◆ BRIEF ◆
Set down exactly the lines of the listing below, please, beginning with the first and ending with the line that holds "const yTickVals = [0, 100, 200, 300, 400, 500, 600];".

◆ RECORDED DATA ◆
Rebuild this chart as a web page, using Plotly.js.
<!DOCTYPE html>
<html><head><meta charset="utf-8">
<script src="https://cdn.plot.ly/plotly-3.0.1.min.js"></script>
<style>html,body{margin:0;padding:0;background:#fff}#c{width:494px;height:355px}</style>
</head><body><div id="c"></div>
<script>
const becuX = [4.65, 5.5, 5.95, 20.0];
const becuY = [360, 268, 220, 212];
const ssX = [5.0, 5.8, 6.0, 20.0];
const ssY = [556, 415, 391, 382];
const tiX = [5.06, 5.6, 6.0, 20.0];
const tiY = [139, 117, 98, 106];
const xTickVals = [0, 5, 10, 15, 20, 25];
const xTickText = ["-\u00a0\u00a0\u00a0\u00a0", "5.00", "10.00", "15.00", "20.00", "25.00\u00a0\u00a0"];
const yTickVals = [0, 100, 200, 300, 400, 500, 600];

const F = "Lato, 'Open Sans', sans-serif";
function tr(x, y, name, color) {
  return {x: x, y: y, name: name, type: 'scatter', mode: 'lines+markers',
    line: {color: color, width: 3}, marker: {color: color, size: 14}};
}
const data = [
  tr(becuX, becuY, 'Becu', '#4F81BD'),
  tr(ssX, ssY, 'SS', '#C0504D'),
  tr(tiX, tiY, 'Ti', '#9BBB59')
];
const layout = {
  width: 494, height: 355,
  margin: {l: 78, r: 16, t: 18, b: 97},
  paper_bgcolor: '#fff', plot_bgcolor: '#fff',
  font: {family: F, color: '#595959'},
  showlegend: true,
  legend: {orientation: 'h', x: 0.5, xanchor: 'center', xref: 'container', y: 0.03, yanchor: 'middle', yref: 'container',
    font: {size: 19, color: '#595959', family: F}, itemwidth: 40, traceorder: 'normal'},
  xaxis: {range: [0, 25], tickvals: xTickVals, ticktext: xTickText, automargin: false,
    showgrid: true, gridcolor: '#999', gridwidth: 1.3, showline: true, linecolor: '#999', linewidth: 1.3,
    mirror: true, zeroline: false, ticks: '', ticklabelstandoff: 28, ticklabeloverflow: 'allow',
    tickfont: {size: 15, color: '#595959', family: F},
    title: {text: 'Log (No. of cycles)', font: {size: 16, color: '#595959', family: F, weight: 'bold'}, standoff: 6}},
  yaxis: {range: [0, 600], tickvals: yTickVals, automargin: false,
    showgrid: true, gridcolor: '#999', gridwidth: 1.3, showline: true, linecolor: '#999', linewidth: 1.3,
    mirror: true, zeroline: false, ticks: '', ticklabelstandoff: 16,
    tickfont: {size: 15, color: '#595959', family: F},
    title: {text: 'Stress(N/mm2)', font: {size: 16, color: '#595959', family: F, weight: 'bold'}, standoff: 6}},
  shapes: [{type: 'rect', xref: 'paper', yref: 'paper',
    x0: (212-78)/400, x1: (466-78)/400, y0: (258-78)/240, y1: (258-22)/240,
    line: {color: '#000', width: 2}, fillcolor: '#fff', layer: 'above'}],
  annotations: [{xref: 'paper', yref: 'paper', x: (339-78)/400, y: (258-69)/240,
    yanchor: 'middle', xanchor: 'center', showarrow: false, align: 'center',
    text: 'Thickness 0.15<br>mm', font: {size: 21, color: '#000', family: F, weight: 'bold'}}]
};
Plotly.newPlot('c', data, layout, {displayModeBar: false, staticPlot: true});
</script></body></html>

◆ RESPONSE ◆
Rebuild this chart as a web page, using Plotly.js.
<!DOCTYPE html>
<html><head><meta charset="utf-8">
<script src="https://cdn.plot.ly/plotly-3.0.1.min.js"></script>
<style>html,body{margin:0;padding:0;background:#fff}#c{width:494px;height:355px}</style>
</head><body><div id="c"></div>
<script>
const becuX = [4.65, 5.5, 5.95, 20.0];
const becuY = [360, 268, 220, 212];
const ssX = [5.0, 5.8, 6.0, 20.0];
const ssY = [556, 415, 391, 382];
const tiX = [5.06, 5.6, 6.0, 20.0];
const tiY = [139, 117, 98, 106];
const xTickVals = [0, 5, 10, 15, 20, 25];
const xTickText = ["-\u00a0\u00a0\u00a0\u00a0", "5.00", "10.00", "15.00", "20.00", "25.00\u00a0\u00a0"];
const yTickVals = [0, 100, 200, 300, 400, 500, 600];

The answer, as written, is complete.